If I were to write OpenCL for AMD GPUs, I'd stick with OpenCL1.2 unless there was an absolute need for OpenCL 2.0 features. The OpenCL 1.2 stuff just seems more mature and better tested on AMD GPU Platforms. Hopefully ROCm changes that, but that's my opinion for the current state of affairs.
https://en.wikipedia.org/wiki/OpenCL
"When releasing OpenCL version 2.2, the Khronos Group announced that OpenCL would be merging into Vulkan in the future."
I guess CUDA is a more save and stable bet for the near term future if you need to choose between the alternatives...

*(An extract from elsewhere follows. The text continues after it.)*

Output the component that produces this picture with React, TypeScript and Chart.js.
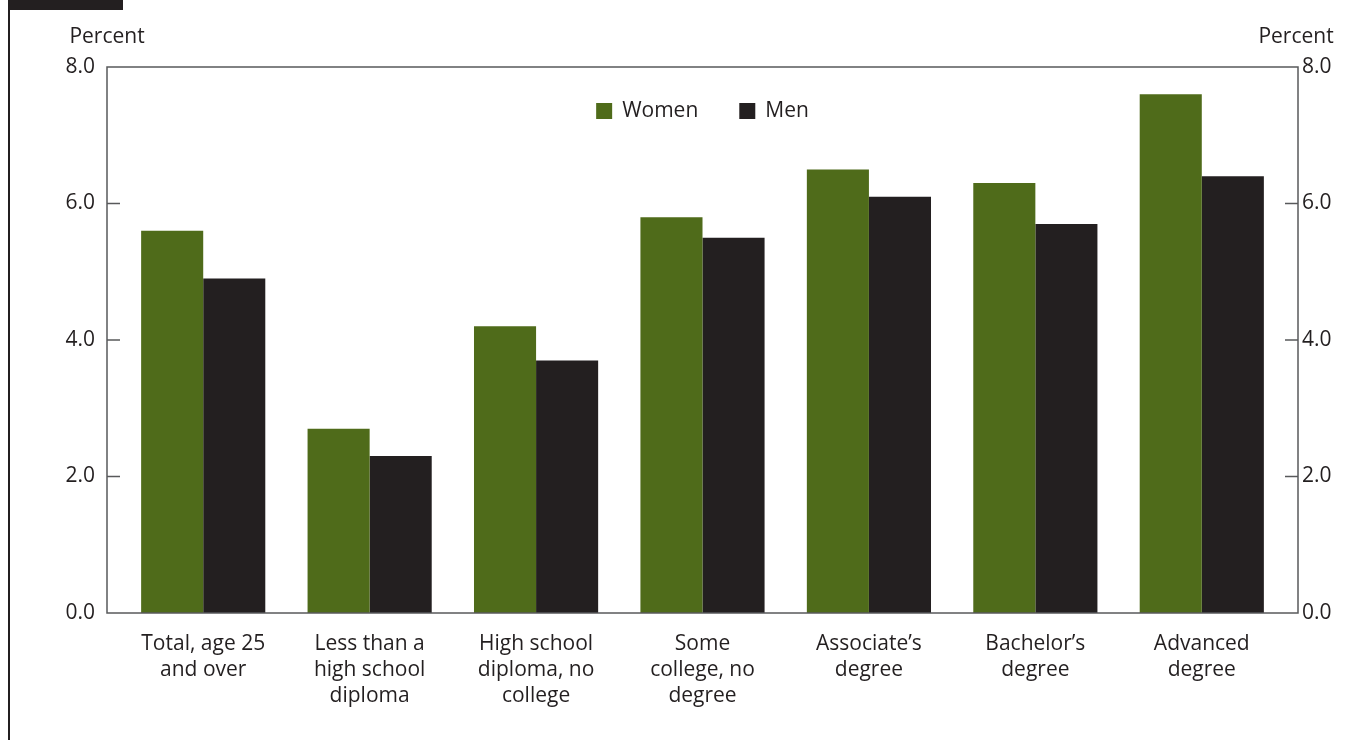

Comments on this matter from the Khronos president:
> Khronos has talked about the convergence between OpenCL and Vulkan - a little clumsily as it turns out - as the message has been often misunderstood - our bad. To clarify:
> a. OpenCL is not going away or being absorbed into Vulkan - OpenCL Next development is active
> b. In parallel with a. - it is good for developer choice if Vulkan also grows its compute capabilities
> c. OpenCL can help b. through projects like clspv that test and push the bounds of what OpenCL kernels can be run effectively over a Vulkan run-time - and maybe inspire Vulkan compute capabilities to be expanded.